Friday, May 24, 2013

Bonnie, home for good

When was the last "normal" day with the three cats I bought with me here? I look back at a comment that Twinkle hadn't been herself since the previous Tuesday. I seem to recall associating noticing she wasn't well with my dad's birthday. If that's so, Sept. 27, 2011, was our last (apparently) normal day together, the four of us. One by one they've gone. Now of us four, there's only me.

Bonnie returned home today, in a way. About 12:30 this afternoon I took the elevator down to meet the doctor in the lobby. She handed me a blue box, the third such box I've received since October, 2011. This one contained a ceramic pawprint and an urn that holds all that remains of my little Pumpkin Girl. We spoke for about ten minutes, near the conclusion of which, a man of retirement age came in, spotted my shirt, and interrupted us with "HMCS Haida?" Threw the vet and I both for a loop. The man went on to revealed he'd served on the ship, the last of its class remaining and now a floating federal museum, in the early 1960s, including the Cuban Missile Crisis. It was a strange moment of deep sorrow splashed with a quirky happy coincidence.

Larry had the day off and he was upstairs in my living room. I brought what was left of my sweet Bonnie back home. In the elevator, alone for a moment, I hugged the box and was finally moved to tears. I had Bonnie back. Not the way I would ever have wanted, but... she was back.

So we put on a movie, Almost Famous, and with a few belts of maple-flavoured Crown Royal in Diet Pepsi, we set to work assembling the glass cabinet I bought Wednesday night as a newer, more fitting home for the cats and human whose remains I've gathered in the past 11 years. We built it in the living room over about half a hour or so, and moved it to the dining room where the bookshelves were till a few months ago. I haven't moved everything over yet. I think that's for tomorrow. For tonight, Bonnie is resting on the top shelf of the armoire in the dining room, at the far right side, along with Jody, Jenny, Twinkle, and Max.

I hope that's as many of these things as I'll have for a while.

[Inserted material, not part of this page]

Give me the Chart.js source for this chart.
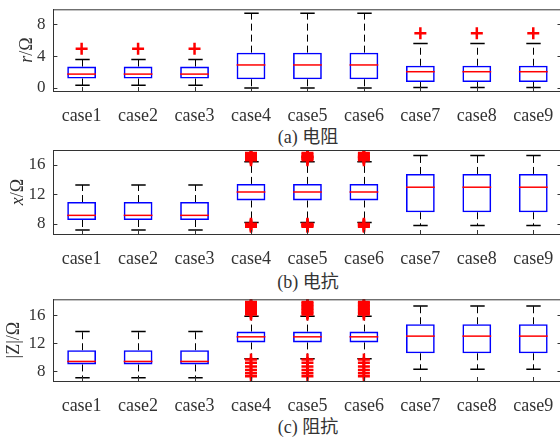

Incidentally, and I mention this just in passing for future reference, this afternoon Larry also helped me assemble the bed frame that I got from Bolt, though that took only about five minutes. So, for the first time in at least I year, I have a bed properly off the floor again. In a way, I'm glad I the bed was lower. It made it much easier for Bonnie, and she never had an issue getting onto the bed. I remember just before Jenny died, she couldn't manage it anymore, and wanting her to feel normal again, I put her up onto it. She immediately decided she wanted down, and before I could catch her and help her, she awkwardly threw herself off and into the wall. At least Bonnie never suffered that indignity.